Граждане судьи! Нет таких человеческих слов, которые я мог бы сказать в оправдание моего предательского преступления. Велико мое преступление перед советским народом, перед молодой советской культурой.
«Право-троцкистский блок» боялся авторитета Горького и, твердо зная, что он будет бороться до конца дней своих против заговорщических планов и их преступных замыслов, решил убить Горького. Ягода, не останавливаясь перед угрозами, сделал меня непосредственным исполнителем этого злодеяния. Я прошу суд верить мне, что не только мои личные мотивы, которые переплелись с политической подкладкой этого ужасного дела, были решающими в этом преступлении. Я искренне раскаиваюсь. Я переживаю чувство горячего стыда, особенно здесь на суде, когда я узнал и понял всю контрреволюционную гнусность преступлений право-троцкистской банды, в которой я был наемным убийцей. Я прошу вас, граждане судьи, о смягчении приговора.
Граждане судьи! Все слова уже сказаны и я буду краток. Я стою перед вами как человек, раскаявшийся в своей преступной деятельности. Я старый научный работник. Всю жизнь до последнего времени я работал. Лучшие мои работы относятся к периоду советской медицины и они, появляясь в западноевропейской литературе, служили доказательством того, что прежним научным работникам, несмотря на их нередко антисоветские настроения, была дана возможность выявить свои творческие способности.

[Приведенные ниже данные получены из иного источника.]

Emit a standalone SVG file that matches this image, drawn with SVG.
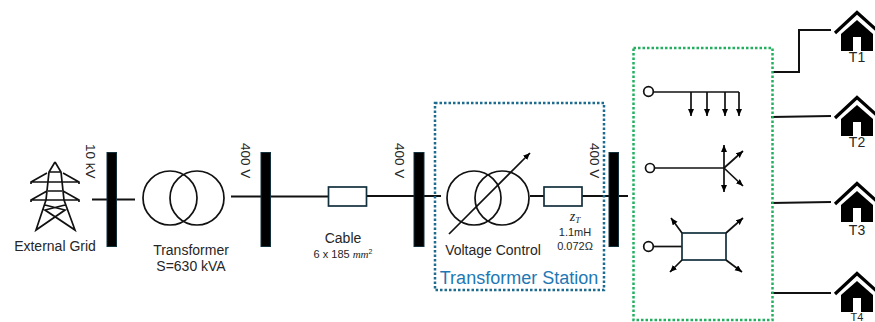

Я прошу учесть, что если бы не встреча с одним из лиц, здесь сидящих, которое угрожало мне, этот шантаж смертью, о котором говорил недавно защитник, то не могли бы иметь место все последующие деяния.
Если суд найдет возможность сохранить мне мою жизнь, я полностью и целиком ее отдам моей советской родине, единственной в мире стране, где труду во всех его отраслях обеспечено такое почетное и славное место, как нигде и никогда не было.
Граждане судьи! Я стою перед вами, как тягчайший преступник, как убийца председателя ОГПУ Вячеслава Рудольфовича Менжинского.
В настоящее время я содрогаюсь, представляя себе всю тяжесть совершенного мною преступления, тем более, что Менжинский относился ко мне, как к врачу, с полным доверием.
Теперь, когда я стою перед вами, граждане судьи, как убийца Менжинского, я не могу без чувства содрогания и ужаса думать о том, в какое гнусное преступление я был вовлечен. Я ни на одну минуту не снимаю с себя вины за это, наоборот, я хочу до конца раскаяться в данном преступлении и освободить себя от этого кошмара. Но я не имею сил удержаться от чувства ненависти, омерзения, которое я испытываю к Ягоде.
Я прошу суд поверить в глубину и искренность моего раскаяния. Никогда я не предполагал, что стану преступником.
Я заслуживаю самой суровой кары и, если суд так решит, я приму это решение как должное. Если же мне будет предоставлена возможность работать, то я во всей своей дальнейшей жизни сделаю все, чтобы смыть с себя весь позор, который лежит на мне, и загладить свое преступление честным и упорным трудом, отдав все свои силы, все свои знания великой нашей родине.
Граждане судьи! Когда я давал свои показания на суде, я руководствовался только одним соображением: покаяться, рассказать все и понести заслуженное наказание.
Преступление, которое я совершил, было для меня той гранью, за пределы которой я не выходил. Я с 1935 года порвал свои организационные связи с заговорщиками и на протяжении последних лет ничего общего с ними не имел, что полностью подтверждается материалами следствия.
Однако, так как у меня нехватило мужества разоблачить их преступления, разоблачить самого себя, я тем самым скрывал эти преступления, и, следовательно, объективно продолжал оставаться на вражеских позициях.
Я хочу сказать, что процесс доказал мне со всей наглядностью, что Гитлер, Троцкий и Бухарин стоят в одном ряду по своей озверелой борьбе против нашей страны. Я прошу поверить мне в том, что я не являюсь неисправимым человеком, и если мне будет предоставлена возможность работать, то на любом участке, на любой работе я сумею доказать, что буду не в последних рядах.